WEST POINT -- If there was one thing Davis County Sheriff Deputy Geoffry Hasty learned during his first year as an officer with the Drug Abuse Resistance Education program, it was how excited students were to see him.
As long as he had stickers, that is.
Hasty joked during the graduation for sixth-grade students Friday at West Point Elementary School that when he first showed up to the school, he was most popular when he had stickers to pass out. He said he learned quickly to always have stickers.
The keynote speaker of the ceremony was Lt. Governor Greg Bell, who told the students the importance of staying away from drugs and how they will have very important life decisions to make soon.
"They are starting to define who they are," Bell said. "As I look down the road, by ninth grade some of them will make decisions that will put them in the path of addiction and drugs."
Bell also told the students how important it is to get an education, and how he gets letters from mothers whose children have died because of drugs. Bell told the students not to be one of those stories.
That is where the D.A.R.E. program comes in, and why graduations like the one on Friday are critical in educating youngsters early in their lives.
"It just reminds me how wonderful the D.A.R.E. program is and how important it is for us as a community to work together so that we can collectively ensure the safety of our kids," said Hasty, who also is the D.A.R.E. officer at nearby Lakeside Elementary School.
The ceremony featured the essay winners from each of the four sixth-grade classes. Laden Schofield, Ashleigh Banks, Ari Soehl and Lizzy Delong read their essays and told the parents in attendance what they learned during the 10-week D.A.R.E. program.
"Alcohol is illegal for anyone under the age of 21," Banks said. "Teen bodies are still growing; therefore, alcohol affects them more severely than adults. Alcohol slows down the brain and it slurs your speech."
"I learned that drugs are very bad for your body," Soehl said. "Drugs can affect your eyesight. It is very important to stay away from drugs. They are very bad for you."
The D.A.R.E. program was founded in 1983 in Los Angeles and has proven so successful that it is now being implemented in 75 percent of the nation's school districts and in more than 43 countries around the world. It is a police officer-led series of classroom lessons that teaches children how to resist peer pressure and live productive drug- and violence-free lives.
"This is a great opportunity for the parents to recognize what they've done as well," said West Point Mayor Erik Craythorne, who went to West Point Elementary along with his wife, Jil. "The D.A.R.E program is great. It allows the kids to be recognized for going through the program and learning how to make the choices that are upcoming in their lives."

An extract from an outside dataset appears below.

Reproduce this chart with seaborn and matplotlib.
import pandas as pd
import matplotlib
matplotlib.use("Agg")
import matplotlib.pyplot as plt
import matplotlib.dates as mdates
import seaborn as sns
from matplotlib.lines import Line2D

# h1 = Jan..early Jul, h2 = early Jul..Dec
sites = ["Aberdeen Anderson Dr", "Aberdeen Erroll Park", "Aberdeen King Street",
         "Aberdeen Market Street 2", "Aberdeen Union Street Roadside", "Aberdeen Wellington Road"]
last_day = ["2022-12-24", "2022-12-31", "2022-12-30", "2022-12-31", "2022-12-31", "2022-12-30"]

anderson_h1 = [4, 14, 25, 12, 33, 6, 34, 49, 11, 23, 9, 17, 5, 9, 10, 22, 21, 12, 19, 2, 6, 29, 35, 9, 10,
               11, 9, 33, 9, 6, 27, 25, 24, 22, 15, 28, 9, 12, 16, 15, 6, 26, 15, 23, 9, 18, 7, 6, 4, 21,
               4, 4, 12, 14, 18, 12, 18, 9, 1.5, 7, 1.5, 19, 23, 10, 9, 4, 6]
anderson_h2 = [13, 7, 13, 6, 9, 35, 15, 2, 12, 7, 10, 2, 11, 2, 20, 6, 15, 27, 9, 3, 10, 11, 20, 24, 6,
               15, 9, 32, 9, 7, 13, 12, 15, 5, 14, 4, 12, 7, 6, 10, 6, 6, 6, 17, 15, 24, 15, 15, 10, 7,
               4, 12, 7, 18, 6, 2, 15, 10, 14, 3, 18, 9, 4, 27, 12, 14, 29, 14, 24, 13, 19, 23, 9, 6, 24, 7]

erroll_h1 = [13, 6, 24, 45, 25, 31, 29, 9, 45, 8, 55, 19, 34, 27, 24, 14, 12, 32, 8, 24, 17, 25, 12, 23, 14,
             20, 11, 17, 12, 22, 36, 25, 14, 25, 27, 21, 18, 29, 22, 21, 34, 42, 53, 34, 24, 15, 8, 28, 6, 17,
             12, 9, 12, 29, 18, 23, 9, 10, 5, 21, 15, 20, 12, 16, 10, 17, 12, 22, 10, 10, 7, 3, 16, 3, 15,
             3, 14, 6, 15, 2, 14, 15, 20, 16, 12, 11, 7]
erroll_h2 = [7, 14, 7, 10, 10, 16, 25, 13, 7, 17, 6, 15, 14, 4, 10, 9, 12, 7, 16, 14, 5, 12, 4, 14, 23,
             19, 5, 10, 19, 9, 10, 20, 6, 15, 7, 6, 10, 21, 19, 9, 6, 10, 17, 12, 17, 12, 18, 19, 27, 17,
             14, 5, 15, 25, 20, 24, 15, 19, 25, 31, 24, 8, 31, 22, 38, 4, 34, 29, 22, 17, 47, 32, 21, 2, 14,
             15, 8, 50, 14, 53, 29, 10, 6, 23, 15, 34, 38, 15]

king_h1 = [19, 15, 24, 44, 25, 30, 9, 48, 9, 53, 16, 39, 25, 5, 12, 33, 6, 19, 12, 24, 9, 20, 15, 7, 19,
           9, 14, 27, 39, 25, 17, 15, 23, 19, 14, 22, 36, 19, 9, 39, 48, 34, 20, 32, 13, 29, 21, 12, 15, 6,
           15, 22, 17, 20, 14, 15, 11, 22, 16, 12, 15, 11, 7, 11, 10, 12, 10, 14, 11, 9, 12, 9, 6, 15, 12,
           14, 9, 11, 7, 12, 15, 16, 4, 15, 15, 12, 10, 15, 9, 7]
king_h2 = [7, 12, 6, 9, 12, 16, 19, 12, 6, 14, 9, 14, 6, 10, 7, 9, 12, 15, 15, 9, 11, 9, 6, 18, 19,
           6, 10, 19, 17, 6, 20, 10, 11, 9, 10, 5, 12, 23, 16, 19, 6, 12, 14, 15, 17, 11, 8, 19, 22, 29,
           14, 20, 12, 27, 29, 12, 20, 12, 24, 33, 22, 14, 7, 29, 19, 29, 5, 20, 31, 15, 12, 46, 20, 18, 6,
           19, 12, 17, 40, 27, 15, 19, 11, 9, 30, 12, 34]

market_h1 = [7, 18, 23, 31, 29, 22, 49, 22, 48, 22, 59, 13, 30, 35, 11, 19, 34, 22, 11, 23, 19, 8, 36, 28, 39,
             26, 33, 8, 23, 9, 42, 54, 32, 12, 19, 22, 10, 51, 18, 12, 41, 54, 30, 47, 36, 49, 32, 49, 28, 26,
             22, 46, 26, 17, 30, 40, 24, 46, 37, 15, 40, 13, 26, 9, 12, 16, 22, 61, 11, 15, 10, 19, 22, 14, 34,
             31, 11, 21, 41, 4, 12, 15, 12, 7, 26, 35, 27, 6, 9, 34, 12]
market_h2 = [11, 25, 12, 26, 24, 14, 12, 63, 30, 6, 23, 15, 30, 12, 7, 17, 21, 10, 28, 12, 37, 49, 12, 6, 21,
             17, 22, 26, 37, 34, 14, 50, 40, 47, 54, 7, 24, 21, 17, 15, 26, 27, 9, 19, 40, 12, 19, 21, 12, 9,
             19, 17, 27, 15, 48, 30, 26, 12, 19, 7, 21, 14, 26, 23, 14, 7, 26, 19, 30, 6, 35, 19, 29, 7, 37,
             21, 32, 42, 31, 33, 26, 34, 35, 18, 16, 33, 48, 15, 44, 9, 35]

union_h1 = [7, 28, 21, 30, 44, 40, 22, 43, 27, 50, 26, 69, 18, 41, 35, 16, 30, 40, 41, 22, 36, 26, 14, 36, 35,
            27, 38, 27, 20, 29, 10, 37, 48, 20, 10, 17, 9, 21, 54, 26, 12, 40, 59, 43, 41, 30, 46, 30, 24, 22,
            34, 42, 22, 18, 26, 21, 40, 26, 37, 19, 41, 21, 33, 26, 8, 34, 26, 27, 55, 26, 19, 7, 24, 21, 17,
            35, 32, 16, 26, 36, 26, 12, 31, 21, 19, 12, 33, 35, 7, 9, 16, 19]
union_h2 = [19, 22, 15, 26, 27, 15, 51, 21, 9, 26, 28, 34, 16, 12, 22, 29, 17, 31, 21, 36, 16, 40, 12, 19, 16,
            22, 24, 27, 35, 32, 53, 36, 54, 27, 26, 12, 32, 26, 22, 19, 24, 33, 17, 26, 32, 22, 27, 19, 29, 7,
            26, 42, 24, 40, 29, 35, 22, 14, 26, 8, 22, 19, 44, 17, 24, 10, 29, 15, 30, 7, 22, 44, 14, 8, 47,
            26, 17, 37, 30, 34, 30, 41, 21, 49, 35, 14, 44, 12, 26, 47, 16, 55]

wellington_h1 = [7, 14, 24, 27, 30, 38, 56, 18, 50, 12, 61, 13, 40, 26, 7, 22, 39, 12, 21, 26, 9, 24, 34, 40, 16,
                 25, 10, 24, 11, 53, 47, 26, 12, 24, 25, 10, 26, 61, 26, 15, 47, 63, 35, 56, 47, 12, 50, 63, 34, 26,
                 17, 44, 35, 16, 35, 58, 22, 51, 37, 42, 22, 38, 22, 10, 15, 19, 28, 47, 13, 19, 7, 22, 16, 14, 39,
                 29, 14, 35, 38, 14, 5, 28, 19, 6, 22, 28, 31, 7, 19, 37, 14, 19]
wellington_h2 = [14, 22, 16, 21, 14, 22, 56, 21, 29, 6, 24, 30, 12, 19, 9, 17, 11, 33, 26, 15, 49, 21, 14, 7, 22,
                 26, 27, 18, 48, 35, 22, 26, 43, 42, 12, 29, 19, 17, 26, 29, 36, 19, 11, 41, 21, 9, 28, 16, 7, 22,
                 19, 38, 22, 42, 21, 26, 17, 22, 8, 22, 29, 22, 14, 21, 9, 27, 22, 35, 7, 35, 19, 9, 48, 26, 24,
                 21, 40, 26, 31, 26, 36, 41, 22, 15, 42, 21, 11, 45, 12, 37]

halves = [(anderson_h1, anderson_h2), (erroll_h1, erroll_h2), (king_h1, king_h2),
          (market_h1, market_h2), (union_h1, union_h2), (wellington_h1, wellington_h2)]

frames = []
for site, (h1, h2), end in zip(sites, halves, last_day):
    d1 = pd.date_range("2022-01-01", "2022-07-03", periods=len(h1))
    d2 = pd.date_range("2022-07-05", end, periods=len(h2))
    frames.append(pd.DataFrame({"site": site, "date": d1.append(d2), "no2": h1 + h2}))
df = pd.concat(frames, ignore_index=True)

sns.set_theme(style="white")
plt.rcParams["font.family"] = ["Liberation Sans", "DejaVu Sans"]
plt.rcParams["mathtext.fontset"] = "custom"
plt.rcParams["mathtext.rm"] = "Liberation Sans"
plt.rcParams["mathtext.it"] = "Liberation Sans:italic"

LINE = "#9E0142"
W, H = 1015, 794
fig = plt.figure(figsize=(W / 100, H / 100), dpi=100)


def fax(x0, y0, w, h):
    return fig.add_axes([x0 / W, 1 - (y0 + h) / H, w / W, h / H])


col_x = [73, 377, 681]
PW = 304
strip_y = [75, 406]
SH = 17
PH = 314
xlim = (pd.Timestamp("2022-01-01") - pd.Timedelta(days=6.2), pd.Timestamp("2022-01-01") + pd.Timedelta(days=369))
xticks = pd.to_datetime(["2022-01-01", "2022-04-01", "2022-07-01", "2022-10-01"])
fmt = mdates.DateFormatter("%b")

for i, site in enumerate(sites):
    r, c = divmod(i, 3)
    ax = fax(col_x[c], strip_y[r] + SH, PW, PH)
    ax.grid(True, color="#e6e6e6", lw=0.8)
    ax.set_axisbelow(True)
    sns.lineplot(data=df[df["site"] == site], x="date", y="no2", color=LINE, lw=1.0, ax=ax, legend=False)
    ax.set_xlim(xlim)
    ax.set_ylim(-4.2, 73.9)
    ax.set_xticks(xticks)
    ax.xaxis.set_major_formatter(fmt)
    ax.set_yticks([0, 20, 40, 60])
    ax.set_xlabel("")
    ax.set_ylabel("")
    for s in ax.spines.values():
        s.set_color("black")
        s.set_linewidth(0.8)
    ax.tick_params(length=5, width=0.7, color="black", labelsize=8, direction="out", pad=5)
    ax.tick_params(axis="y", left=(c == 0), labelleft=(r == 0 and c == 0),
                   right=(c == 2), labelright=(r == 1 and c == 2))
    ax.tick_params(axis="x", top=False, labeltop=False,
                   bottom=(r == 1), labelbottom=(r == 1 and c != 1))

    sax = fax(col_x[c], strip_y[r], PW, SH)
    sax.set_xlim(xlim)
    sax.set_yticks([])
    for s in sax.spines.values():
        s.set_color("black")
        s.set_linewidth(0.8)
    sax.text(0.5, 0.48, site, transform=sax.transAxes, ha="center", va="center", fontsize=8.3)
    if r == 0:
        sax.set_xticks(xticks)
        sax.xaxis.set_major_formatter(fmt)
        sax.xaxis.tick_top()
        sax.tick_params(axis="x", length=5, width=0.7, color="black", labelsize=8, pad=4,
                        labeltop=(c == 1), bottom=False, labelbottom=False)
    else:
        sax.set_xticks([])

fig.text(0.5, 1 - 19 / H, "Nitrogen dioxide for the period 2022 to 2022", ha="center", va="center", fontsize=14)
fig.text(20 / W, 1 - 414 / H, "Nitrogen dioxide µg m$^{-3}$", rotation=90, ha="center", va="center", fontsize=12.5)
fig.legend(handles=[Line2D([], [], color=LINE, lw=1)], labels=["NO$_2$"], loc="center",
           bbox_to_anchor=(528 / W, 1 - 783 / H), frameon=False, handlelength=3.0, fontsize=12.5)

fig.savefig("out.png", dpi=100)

According to its website, D.A.R.E. goes beyond traditional drug abuse and violence prevention programs. It gives children the skills needed to recognize and resist the subtle and overt pressures that cause them to experiment with drugs or become involved in gangs or violent activities.
"It gives them the tools to understand the truth and facts about drugs, alcohol and tobacco and prepare them for upcoming problems like peer pressure and things that they are going to encounter when they get older," Hasty said.
"It's a fantastic program that really needs to be implemented in every school across the United States if it is not already."